Par Philippe Crevel
Dans un rapport rendu public lundi 2 décembre, la Banque centrale européenne (BCE) a établi un point sur l’avancée de ses travaux concernant la mise en œuvre de la monnaie numérique de banque centrale de la zone euro. Ce rapport aborde les questions relatives à l’élaboration d’un règlement de l’e-monnaie, de la sélection des potentiels fournisseurs de la plateforme et de l’infrastructure technique.
L’euro numérique est un projet porté par la BCE dans le contexte de la transformation numérique de l’économie. Il s’inscrit dans une réflexion globale sur l’émergence des monnaies numériques de banque centrale (MNBC) et répond à des objectifs multiples, notamment en matière de souveraineté monétaire, d’efficacité des paiements et d’inclusion financière. Les autres banques centrales dont celle de Chine sont engagées sur des projets de monnaies numériques. Ces projets visent également à contrecarrer l’essor des cryptoactifs comme le bitcoin.
L’euro numérique serait une monnaie gérée par blockchain et émise directement par la BCE, conçue comme un complément, et non un substitut, aux espèces. Contrairement aux cryptomonnaies décentralisées comme le Bitcoin, l’actif serait entièrement adossé à la BCE, garantissant sa stabilité et son acceptation universelle. L’euro numérique serait aussi sûr que les billets en euros car il bénéficierait de la garantie de la banque centrale. Il serait accessible aussi bien aux particuliers qu’aux entreprises. Il pourrait être utilisé dans toute la zone euro. L’euro numérique pourrait offrir des paiements instantanés, à faible coût et accessibles en permanence, même dans les zones mal desservies par les infrastructures bancaires classiques.
Depuis 2021, la BCE mène une phase exploratoire pour évaluer la faisabilité technique et les implications pratiques de l’euro numérique. En octobre 2023, la BCE avait décidé de lancer la phase de préparation du projet qui doit durer jusqu’en octobre 2025. Au terme de ce processus, elle décidera ou non de lancer l’euro numérique qui ne devrait devenir accessible réellement qu’à compter de 2028.
Ces derniers mois, la Banque centrale a réalisé des appels d’offres pour les marchés techniques (informatique essentiellement). Ses offres sont à présent à l’étude au siège de la BCE à Francfort. La mise en place du recueil de règles est en cours pour étudier comment pourrait en pratique fonctionner un euro numérique avec les consommateurs, les commerçants et les banques.
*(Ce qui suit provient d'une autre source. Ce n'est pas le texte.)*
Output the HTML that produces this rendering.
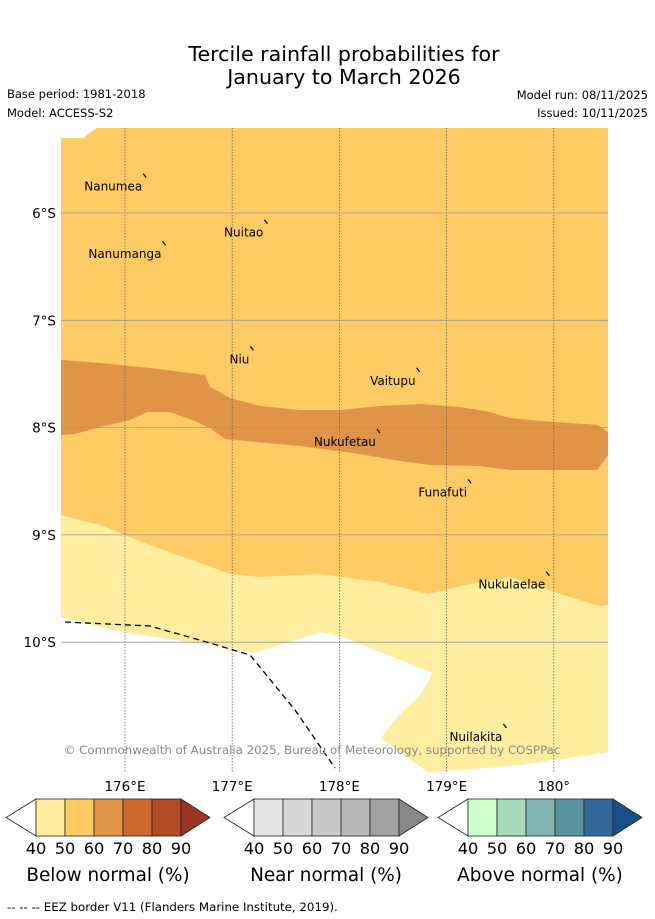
<!DOCTYPE html>
<html><head><meta charset="utf-8"><style>
body{margin:0;background:#fff;font-family:"DejaVu Sans","Liberation Sans",sans-serif}
svg{display:block}
</style></head><body>
<svg width="655" height="919" viewBox="0 0 655 919" font-family="DejaVu Sans, Liberation Sans, sans-serif">
<text x="344" y="61" text-anchor="middle" font-size="20.6">Tercile rainfall probabilities for</text>
<text x="344" y="84" text-anchor="middle" font-size="20.6">January to March 2026</text>
<text x="7" y="98" font-size="11.5">Base period: 1981-2018</text>
<text x="7" y="117" font-size="11.5">Model: ACCESS-S2</text>
<text x="648" y="99" font-size="11.5" text-anchor="end">Model run: 08/11/2025</text>
<text x="648" y="117" font-size="11.5" text-anchor="end">Issued: 10/11/2025</text>
<g>
<polygon fill="#fecb65" points="61,138 83,138 97,128 608,128 608,772 61,772"/>
<polygon fill="#e09447" points="61,360 100,363 150,368 205,375 210,387 230,398 260,406 300,410 340,410 380,406 420,404 460,407 490,412 510,418 540,421 598,425 608,432 608,455 597,470 510,470 480,466 430,465 400,461 360,454 300,446 225,439 210,428 195,421 170,412 147,412 130,420 100,427 75,434 61,435"/>
<polygon fill="#ffeea0" points="61,515 100,525 150,545 200,563 230,574 260,577 320,574 380,582 428,594 470,584 510,577 560,594 600,606 608,605 608,752 520,765 430,772 61,772"/>
<polygon fill="#ffffff" points="61,617 126,633 235,648 253,653 321,632 343,637 433,673 420,695 396,718 381,738 429,773 61,773"/>
<polygon fill="#ffffff" points="608,752 520,765 430,772 430,774 609,774"/>
</g>
<g id="grid" stroke="#666" stroke-width="0.8" stroke-dasharray="1.5,1.5" fill="none"></g>
<g id="labels" font-size="12"></g>
<polyline fill="none" stroke="#000" stroke-width="1.3" stroke-dasharray="6,4" points="65,622 150,626 210,643 250,655 295,710 335,768"/>
<text x="312" y="754" text-anchor="middle" font-size="11.8" fill="#888">© Commonwealth of Australia 2025, Bureau of Meteorology, supported by COSPPac</text>
<g id="axes" font-size="13.5"></g>
<g id="cbars"></g>
<text x="7" y="911" font-size="11.8">--  --  -- EEZ border V11 (Flanders Marine Institute, 2019).</text>
</svg>
<script>
const NS="http://www.w3.org/2000/svg";
const lonTicks=[176,177,178,179,180];
const lonLabels=["176°E","177°E","178°E","179°E","180°"];
const latTicks=[6,7,8,9,10];
const latLabels=["6°S","7°S","8°S","9°S","10°S"];
const islandNames=["Nanumea","Nuitao","Nanumanga","Niu","Vaitupu","Nukufetau","Funafuti","Nukulaelae","Nuilakita"];
const islandLon=[176.17,177.3,176.35,177.17,178.72,178.35,179.2,179.93,179.53];
const islandLat=[5.67,6.1,6.3,7.28,7.48,8.05,8.52,9.38,10.8];
const cbTicks=["40","50","60","70","80","90"];
const cbTitles=["Below normal (%)","Near normal (%)","Above normal (%)"];
const cbColors=[["#ffeea0","#fecb65","#e09447","#cf6733","#b24b26","#9b3521"],
["#e6e6e6","#d8d8d8","#c9c9c9","#b7b7b7","#a2a2a2","#888888"],
["#ccffcc","#a6dcbc","#82b8b1","#5a93a0","#336699","#164f86"]];
const cbX=[36,254,468];
const x=lon=>125+(lon-176)*107.2;
const y=lat=>213+(lat-6)*107.3;
function mk(t,a,p){const e=document.createElementNS(NS,t);for(const k in a)e.setAttribute(k,a[k]);p.appendChild(e);return e;}
const grid=document.getElementById('grid'),axes=document.getElementById('axes'),lab=document.getElementById('labels'),cb=document.getElementById('cbars');
lonTicks.forEach((v,i)=>{
 const l=mk('line',{x1:x(v),x2:x(v),y1:128,y2:772},grid);
 
 
 const t=mk('text',{x:x(v),y:791,'text-anchor':'middle'},axes);t.textContent=lonLabels[i];
 
 
});
latTicks.forEach((v,i)=>{
 const l=mk('line',{x1:61,x2:608,y1:y(v),y2:y(v),'stroke-dasharray':'none',stroke:'#999','stroke-width':'0.8'},grid);
 
 
 const t=mk('text',{x:56,y:y(v)+5,'text-anchor':'end'},axes);t.textContent=latLabels[i];
 
 
});
islandNames.forEach((n,i)=>{
 const px=x(islandLon[i]),py=y(islandLat[i]);
 const m=mk('line',{x1:px,y1:py-4,x2:px+3,y2:py,stroke:'#000','stroke-width':'1.2'},lab);
 
 
 const t=mk('text',{x:px-1,y:py+13,'text-anchor':'end'},lab);t.textContent=n;
 
 
});
cbX.forEach((bx,j)=>{
 const g=mk('g',{},cb);
 
 
 const w=29,top=799,bot=836,mid=817.5;
 mk('polygon',{points:`${bx},${top} ${bx-30},${mid} ${bx},${bot}`,fill:'#fff',stroke:'#222','stroke-width':'0.8'},g);
 for(let k=0;k<5;k++){const r=mk('rect',{x:bx+k*w,y:top,width:w,height:bot-top,fill:cbColors[j][k],stroke:'#222','stroke-width':'0.8'},g);
  
  }
 mk('polygon',{points:`${bx+5*w},${top} ${bx+5*w+29},${mid} ${bx+5*w},${bot}`,fill:cbColors[j][5],stroke:'#222','stroke-width':'0.8'},g);
 cbTicks.forEach((t,k)=>{const e=mk('text',{x:bx+k*w,y:854,'text-anchor':'middle','font-size':'16.2'},g);e.textContent=t;
  
  });
 const tt=mk('text',{x:bx+72,y:881,'text-anchor':'middle','font-size':'18.4'},g);tt.textContent=cbTitles[j];
 
 
});
</script>
</body></html>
La question de la détention de l’e-euro fait l’objet d’une attention toute particulière. Les établissements de crédit sont inquiets de l’éventuelle remise en cause des dépôts des agents économiques qui leur permettent d’accord des crédits. Les banques commerciales souhaitent que la BCE fixe un plafond assez bas de détention de monnaie numérique pour le particuliers. Elles plaident pour un montant correspondant à celui des dépenses payées en numéraire par les ménages actuellement. A contrario, les représentants du secteur de la consommation ont souligné que, si la limite de détention était trop basse, elle pourrait décourager les consommateurs de s’en servir. Ces derniers estiment que la monnaie digitale incitera les banques à mieux rémunérer les dépôts.
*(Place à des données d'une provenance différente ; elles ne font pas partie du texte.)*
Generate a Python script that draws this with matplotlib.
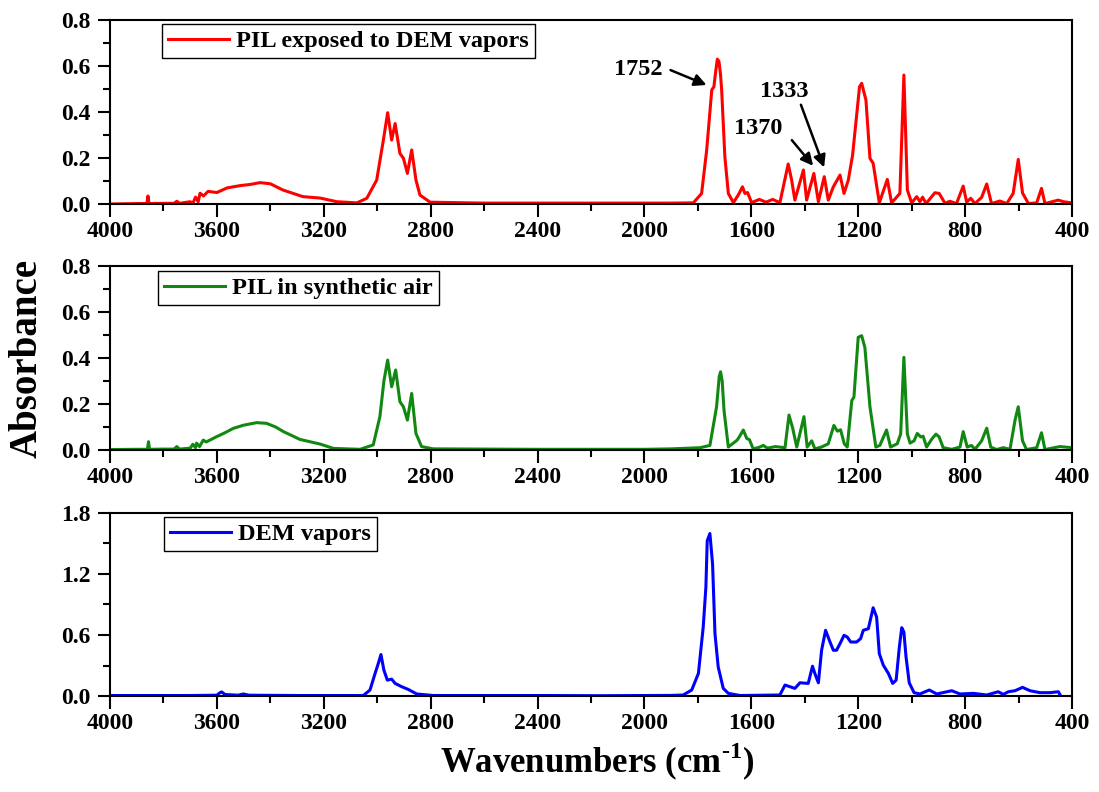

La BCE travaille sur les moyens d’intégration de l’euro numérique au sein de l’univers des moyens de paiement européen déjà riche avec la carte bancaire, les portefeuilles électroniques comme ApplePay ou Wero qui a succédé à Paylib. Ce mode de paiement a été récemment lancé en France, en Belgique et en Allemagne. Il serait imaginable d’intégrer à Wero, l’euro numérique. Le rapport de la BCE souligne également que les frais pour les transactions en e-monnaie seraient faibles. Le rendu de monnaie pourrait être effectué en e-euro, ce qui en faciliterait la diffusion. Sur le sujet du respect de la vie privée, les rapporteurs indiquent que l’euro numérique devra ressembler autant que possible au numéraire.
Les enjeux pour les banques commerciales sont immenses. La e-monnaie pourrait modifier toutes les règles bancaires en obligeant les banques commerciales à se battre pour obtenir des dépôts. Elles seraient également amenés à se positionner avant tout comme conseillères et moins comme centres d’intermédiation.